The laws of attraction can have similar explanations in case of homosexuality, heterosexuality or bisexuality. A homosexual usually looks for similarity in the other partner because homosexuality is largely based on narcissism. A bisexual will get attracted to both similar and dissimilar individuals. Strange that it may sound, repulsion can also lead to attraction because the opposite is intriguing as well so if a person develops strong hatred or repulsion for another person of the same or opposite sex, a sexual attraction can precede or follow in some cases. This will however have more to do with complex emotions of love and hate which will require a separate discussion.

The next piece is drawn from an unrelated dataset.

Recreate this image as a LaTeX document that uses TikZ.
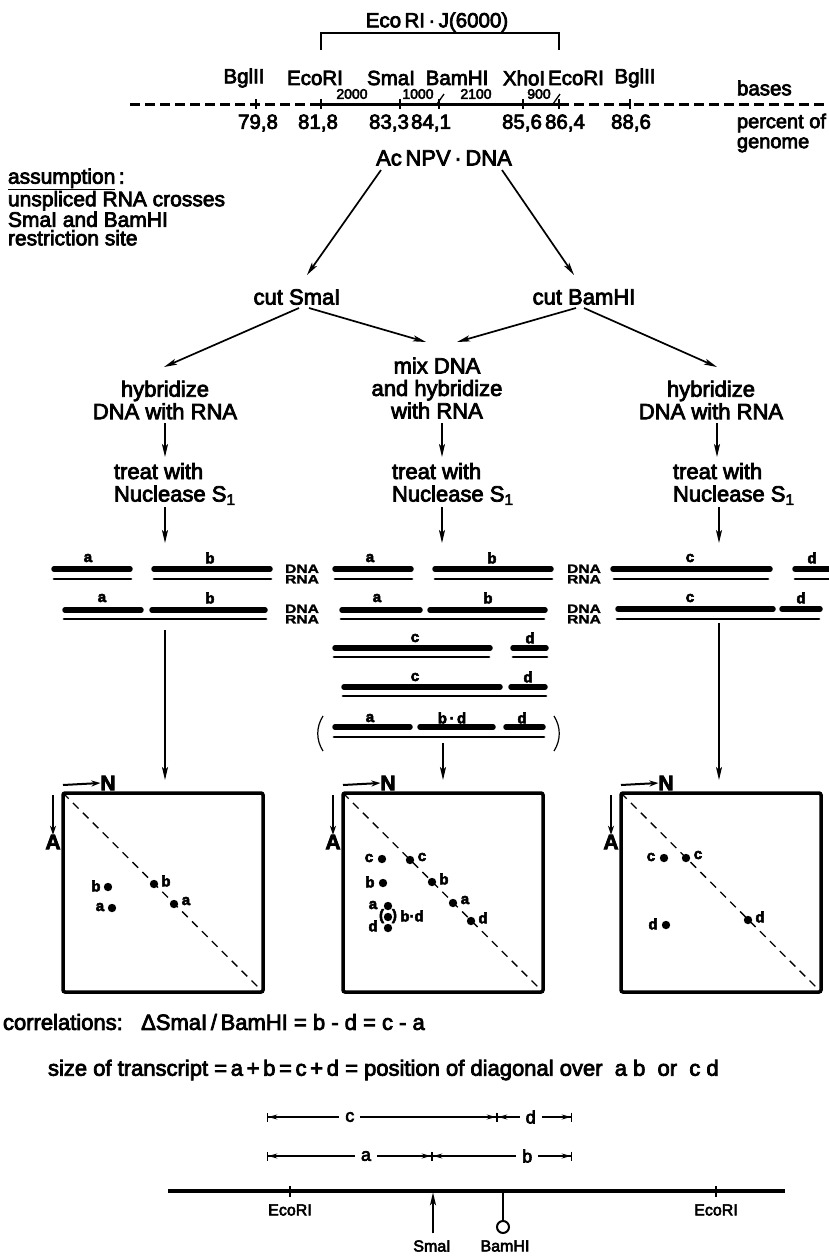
\documentclass[tikz,border=0pt]{standalone}
\usepackage{fontspec}
\setmainfont{Liberation Sans}[FakeBold=3.5]
\newfontfamily\squatfont{Liberation Sans}[FakeStretch=1.3, FakeBold=2]
\usetikzlibrary{arrows.meta,calc}
\begin{document}
\begin{tikzpicture}[x=1pt, y=-1pt,
  every node/.style={inner sep=0pt, outer sep=0pt},
  lbl/.style={font=\fontsize{20.5}{22}\selectfont},
  txt/.style={font=\fontsize{22}{22.5}\selectfont},
  sizelbl/.style={font=\fontsize{14}{16}\selectfont},
  flow/.style={font=\fontsize{22}{22.5}\selectfont, align=center},
  stepl/.style={font=\fontsize{22}{22.5}\selectfont, align=left, anchor=west},
  arr/.style={line width=1.7pt, -{Stealth[length=13pt, width=6pt, inset=3pt]}},
  dna/.style={line width=5.5pt, line cap=round},
  rna/.style={line width=2.8pt, line cap=round},
  seg/.style={font=\bfseries\fontsize{15}{15}\selectfont},
  hyb/.style={font=\squatfont\bfseries\fontsize{12}{10.5}\selectfont, align=center},
  plot/.style={draw, line width=3.5pt, rounded corners=2pt, minimum width=200pt, minimum height=199pt},
  diag/.style={line width=1.3pt, dash pattern=on 8pt off 6pt},
  axl/.style={font=\bfseries\fontsize{21}{21}\selectfont},
  axarr/.style={line width=2pt, -{Stealth[length=9pt, width=6pt]}},
  mapsolid/.style={line width=3pt},
  mapdash/.style={line width=3pt, dash pattern=on 10pt off 5pt},
  tick/.style={line width=1.3pt},
  dim/.style={line width=1.3pt, {Bar[width=9pt]Stealth[length=9pt,width=5pt]}-{Stealth[length=9pt,width=5pt]Bar[width=9pt]}},
  dimlbl/.style={font=\fontsize{18}{18}\selectfont, fill=white, inner xsep=6pt, inner ysep=1pt},
  sitelbl/.style={font=\fontsize{16}{16}\selectfont},
]
\useasboundingbox (0,0) rectangle (829,1259);

% ---------- restriction map of the EcoRI-J fragment ----------
\node[lbl] (ecoj) at (437,22) {Eco\,RI\,·\,J(6000)};
\coordinate (brL) at (321,50);
\coordinate (brR) at (559,50);
\draw[line width=1.3pt] (brL) -- (321,33) -- (559,33) -- (brR);

\node[lbl] (e1) at (244,78) {BglII};
\node[lbl] (e2) at (315,78) {EcoRI};
\node[lbl] (e3) at (391,78) {SmaI};
\node[lbl] (e4) at (457,78) {BamHI};
\node[lbl] (e5) at (524,78) {XhoI};
\node[lbl] (e6) at (576,78) {EcoRI};
\node[lbl] (e7) at (635,78) {BglII};

\draw[mapdash] (130,104) -- (321,104);
\draw[mapsolid] (321,104) -- (559,104);
\draw[mapdash] (559,104) -- (829,104);
\foreach \x in {256,321,400,439,523,559,630}
  \draw[tick] (\x,99) -- (\x,109);
\draw[tick] (437,104) -- (444,94);
\draw[tick] (553,104) -- (560,94);

\node[sizelbl] (s1) at (352,94) {2000};
\node[sizelbl] (s2) at (418,94) {1000};
\node[sizelbl] (s3) at (476,94) {2100};
\node[sizelbl] (s4) at (539,94) {900};

\node[lbl] (p1) at (258,123) {79,8};
\node[lbl] (p2) at (318,123) {81,8};
\node[lbl] (p3) at (389,123) {83,3};
\node[lbl] (p4) at (431,123) {84,1};
\node[lbl] (p5) at (522,123) {85,6};
\node[lbl] (p6) at (565,123) {86,4};
\node[lbl] (p7) at (631,123) {88,6};

\node[lbl, anchor=west] (bases) at (737,88) {bases};
\node[lbl, align=left, anchor=west, font=\fontsize{20}{20}\selectfont] (pct) at (737,133) {percent of\\genome};

% ---------- experimental scheme ----------
\node[txt] (acnpv) at (444,158) {Ac\,NPV\,·\,DNA};
\node[stepl, font=\fontsize{21}{18.5}\selectfont] (asm) at (8,207)
  {\underline{assumption}\,:\\unspliced RNA crosses\\SmaI and BamHI\\restriction site};

\node[txt] (cutS) at (297,297) {cut SmaI};
\node[txt] (cutB) at (584,297) {cut BamHI};
\draw[arr] ($(acnpv.center)+(-63,12)$) -- ($(cutS.center)+(10,-22)$);
\draw[arr] ($(acnpv.center)+(58,12)$) -- ($(cutB.center)+(-10,-22)$);

\node[flow] (hybL) at (165,400) {hybridize\\DNA with RNA};
\node[flow] (mix) at (437,388) {mix DNA\\and hybridize\\with RNA};
\node[flow] (hybR) at (711,400) {hybridize\\DNA with RNA};
\draw[arr] ($(cutS.center)+(2,11)$) -- ($(hybL.center)+(-1,-33)$);
\draw[arr] ($(cutS.center)+(12,11)$) -- ($(mix.center)+(-11,-46)$);
\draw[arr] ($(cutB.center)+(-8,11)$) -- ($(mix.center)+(20,-46)$);
\draw[arr] ($(cutB.center)+(0,11)$) -- ($(hybR.center)+(6,-33)$);

\node[stepl] (trL) at (114,484) {treat with\\Nuclease S\textsubscript{1}};
\node[stepl] (trM) at (392,484) {treat with\\Nuclease S\textsubscript{1}};
\node[stepl] (trR) at (673,484) {treat with\\Nuclease S\textsubscript{1}};
\draw[arr] ($(hybL.center)+(0,23)$) -- ($(trL.west)+(51,-27)$);
\draw[arr] ($(mix.center)+(5,35)$) -- ($(trM.west)+(50,-27)$);
\draw[arr] ($(hybR.center)+(6,23)$) -- ($(trR.west)+(44,-27)$);

\coordinate (inL) at (165,543);
\coordinate (inM) at (442,543);
\coordinate (inR) at (719,543);
\draw[arr] ($(trL.west)+(51,23)$) -- (inL);
\draw[arr] ($(trM.west)+(50,23)$) -- (inM);
\draw[arr] ($(trR.west)+(46,23)$) -- (inR);

% ---------- hybrids after S1 digestion ----------
% left column (SmaI)
\node[seg] at (88,558) {a};  \node[seg] at (210,558) {b};
\draw[dna] (54,569) -- (130,569);  \draw[dna] (154,569) -- (270,569);
\draw[rna] (54,579) -- (131,579);  \draw[rna] (154,579) -- (271,579);
\node[seg] at (102,598) {a};  \node[seg] at (210,598) {b};
\draw[dna] (65,610) -- (141,610);  \draw[dna] (152,610) -- (265,610);
\draw[rna] (64,619) -- (266,619);
\node[hyb] (hl1) at (302,574) {DNA\\RNA};
\node[hyb] (hl2) at (302,614) {DNA\\RNA};

% middle column (mixed)
\node[seg] at (370,558) {a};  \node[seg] at (492,558) {b};
\draw[dna] (335,569) -- (411,569);  \draw[dna] (435,569) -- (551,569);
\draw[rna] (335,579) -- (412,579);  \draw[rna] (435,579) -- (552,579);
\node[seg] at (377,598) {a};  \node[seg] at (488,598) {b};
\draw[dna] (342,610) -- (420,610);  \draw[dna] (430,610) -- (545,610);
\draw[rna] (341,619) -- (544,619);
\node[seg] at (415,638) {c};  \node[seg] at (530,638) {d};
\draw[dna] (335,648) -- (490,648);  \draw[dna] (513,648) -- (546,648);
\draw[rna] (334,657) -- (489,657);  \draw[rna] (513,657) -- (547,657);
\node[seg] at (415,677) {c};  \node[seg] at (528,677) {d};
\draw[dna] (344,687) -- (500,687);  \draw[dna] (511,687) -- (545,687);
\draw[rna] (343,696) -- (546,696);
\node[seg] at (370,718) {a};  \node[seg] at (452,718) {b\,·\,d};  \node[seg] at (522,718) {d};
\draw[dna] (335,727) -- (410,727);  \draw[dna] (420,727) -- (493,727);  \draw[dna] (506,727) -- (543,727);
\draw[rna] (334,737) -- (544,737);
\draw[line width=1.2pt] (323,716) .. controls (316,727) and (316,740) .. (323,751);
\draw[line width=1.2pt] (554,716) .. controls (561,727) and (561,740) .. (554,751);
\node[hyb] (hm1) at (584,574) {DNA\\RNA};
\node[hyb] (hm2) at (584,614) {DNA\\RNA};

% right column (BamHI)
\node[seg] at (690,558) {c};  \node[seg] at (812,558) {d};
\draw[dna] (613,569) -- (770,569);  \draw[dna] (795,569) -- (835,569);
\draw[rna] (614,579) -- (768,579);  \draw[rna] (795,579) -- (835,579);
\node[seg] at (690,598) {c};  \node[seg] at (801,598) {d};
\draw[dna] (618,609) -- (773,609);  \draw[dna] (782,609) -- (820,609);
\draw[rna] (617,619) -- (819,619);

% ---------- two-dimensional gels ----------
\node[plot] (boxL) at (163,892.5) {};
\node[plot] (boxM) at (443,892.5) {};
\node[plot] (boxR) at (721,892.5) {};

\coordinate (outL) at (165,630);
\coordinate (outM) at (443,743);
\coordinate (outR) at (719,623);
\draw[arr] (outL) -- ($(boxL.north)+(2,-13)$);
\draw[arr] (outM) -- ($(boxM.north)+(0,-13)$);
\draw[arr] (outR) -- ($(boxR.north)+(-2,-13)$);

\foreach \b in {boxL,boxM,boxR}{
  \draw[diag] (\b.north west) -- (\b.south east);
  \node[axl] (\b-N) at ($(\b.north west)+(45,-10)$) {N};
  \draw[axarr] ($(\b.north west)+(0,-8)$) -- (\b-N.west);
  \node[axl] (\b-A) at ($(\b.north west)+(-10,49)$) {A};
  \draw[axarr] ($(\b.north west)+(-10,2)$) -- (\b-A.north);
}

% spots, SmaI gel
\fill ($(boxL.north west)+(45,94)$) circle[radius=4.2];
\node[seg] at ($(boxL.north west)+(33,93)$) {b};
\fill ($(boxL.north west)+(49,115)$) circle[radius=4.2];
\node[seg] at ($(boxL.north west)+(37,114)$) {a};
\fill ($(boxL.north west)+(91,91)$) circle[radius=4.2];
\node[seg] at ($(boxL.north west)+(103,88)$) {b};
\fill ($(boxL.north west)+(111,111)$) circle[radius=4.2];
\node[seg] at ($(boxL.north west)+(123,108)$) {a};

% spots, mixed gel
\fill ($(boxM.north west)+(39,66)$) circle[radius=4.2];
\node[seg] at ($(boxM.north west)+(26,65)$) {c};
\fill ($(boxM.north west)+(67,67)$) circle[radius=4.2];
\node[seg] at ($(boxM.north west)+(79,64)$) {c};
\fill ($(boxM.north west)+(40,90)$) circle[radius=4.2];
\node[seg] at ($(boxM.north west)+(27,89)$) {b};
\fill ($(boxM.north west)+(89,89)$) circle[radius=4.2];
\node[seg] at ($(boxM.north west)+(101,86)$) {b};
\fill ($(boxM.north west)+(110,110)$) circle[radius=4.2];
\node[seg] at ($(boxM.north west)+(122,107)$) {a};
\fill ($(boxM.north west)+(128,128)$) circle[radius=4.2];
\node[seg] at ($(boxM.north west)+(140,125)$) {d};
\fill ($(boxM.north west)+(45,113)$) circle[radius=4.2];
\node[seg] at ($(boxM.north west)+(30,112)$) {a};
\fill ($(boxM.north west)+(45,124)$) circle[radius=4.2];
\node[seg] at ($(boxM.north west)+(45,123)$) {(\hspace{8pt})};
\node[seg] at ($(boxM.north west)+(69,123)$) {b·d};
\fill ($(boxM.north west)+(45,135)$) circle[radius=4.2];
\node[seg] at ($(boxM.north west)+(30,133)$) {d};

% spots, BamHI gel
\fill ($(boxR.north west)+(43,65)$) circle[radius=4.2];
\node[seg] at ($(boxR.north west)+(30,64)$) {c};
\fill ($(boxR.north west)+(65,65)$) circle[radius=4.2];
\node[seg] at ($(boxR.north west)+(77,62)$) {c};
\fill ($(boxR.north west)+(45,132)$) circle[radius=4.2];
\node[seg] at ($(boxR.north west)+(32,131)$) {d};
\fill ($(boxR.north west)+(127,127)$) circle[radius=4.2];
\node[seg] at ($(boxR.north west)+(139,124)$) {d};

% ---------- correlations ----------
\node[txt, anchor=west] (corr) at (3,1022) {correlations:\ \ \ ΔSmaI\,/\,BamHI = b - d = c - a};
\node[txt, anchor=west] (size) at (48,1070) {size of transcript =\,a\,+\,b\,=\,c\,+\,d = position of diagonal over \ a b \ or \ c d};

% ---------- map of the transcribed region ----------
\coordinate (c0) at (267,1117);
\coordinate (c1) at (497,1117);
\coordinate (c2) at (572,1117);
\coordinate (a0) at (267,1156);
\coordinate (a1) at (432,1156);
\coordinate (a2) at (572,1156);
\draw[dim] (c0) -- node[dimlbl, pos=0.36] {c} (c1);
\draw[dim] (c1) -- node[dimlbl, pos=0.45] {d} (c2);
\draw[dim] (a0) -- node[dimlbl, pos=0.6] {a} (a1);
\draw[dim] (a1) -- node[dimlbl, pos=0.68] {b} (a2);

\coordinate (gl) at (168,1191);
\coordinate (gr) at (785,1191);
\draw[line width=4pt] (gl) -- (gr);
\draw[tick] (290,1186) -- (290,1197);
\draw[tick] (716,1186) -- (716,1197);
\node[sitelbl] (ecoL) at (290,1210) {EcoRI};
\node[sitelbl] (ecoR) at (716,1210) {EcoRI};

\node[sitelbl] (smaB) at (432,1246) {SmaI};
\node[sitelbl] (bamB) at (505,1246) {BamHI};
\draw[arr, line width=1.8pt] ($(smaB.north)+(1,-7)$) -- ($(smaB.north)+(1,-48)$);
\node[draw, circle, line width=2pt, minimum size=12pt] (site) at (503,1227) {};
\draw[line width=1.8pt] (site.north) -- (503,1191);
\end{tikzpicture}
\end{document}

Finally how do we understand or express our attraction? This of course is the science of dating, courtship and attraction, the laws of which which are discussed by all dating gurus and agony aunts. However expressing attraction is a complex process although this is very important and can actually lead to the breaking or making of a relationship. In most cases, men express their attraction towards a woman more aggressively and yet indirectly by focusing on himself – he might try to show off his car or brag about his qualifications and status. Men tend to ‘internalize’, it’s always ‘me’ or the ‘I’ factor that comes first. When a man says, ‘Look I have no time, I have meetings to attend’, he is only trying to suggest, ‘Hey, I’m a big guy, I’m worth dating’. Most women will consider this sort of boasting as immature but women have their own way of suggesting that they are attracted. Usually women tend to ‘externalize’ and she doesn’t try to point out to herself but uses her dress, her style, her external appearance and sometimes flirtatious gestures directed to the man to show that she is attracted, women are sometimes more direct and obvious in their admiration. Men might scratch their head to understand why women use so much make-up or dress to impress and show off their bodies. This is because women use these tools when they are attracted. She will rather say, ‘I am free tomorrow night’ suggesting ‘Hey, I want to meet up with you’. Of course there are other traditional signs of the lover’s gaze, blushing, smiling or laughing too hard, spilling drinks or messing up, nervousness, discomfort, restlessness that all suggest signs of attraction. Usually these signs of attraction are rather unconsciously expressed suggesting changes in the brain when we are attracted. Love is explained by the physiochemical changes in our body and attraction being the first stage, some related changes also occur with enhanced hormonal activity. Attraction is thus largely a biological and psychological process expressed socially considering evolutionary perspectives and is based completely on physical and personal similarities and/or dissimilarities. The psychology of attraction can be used to understand whom we can potentially get attracted to and why and what we should do or not do about it.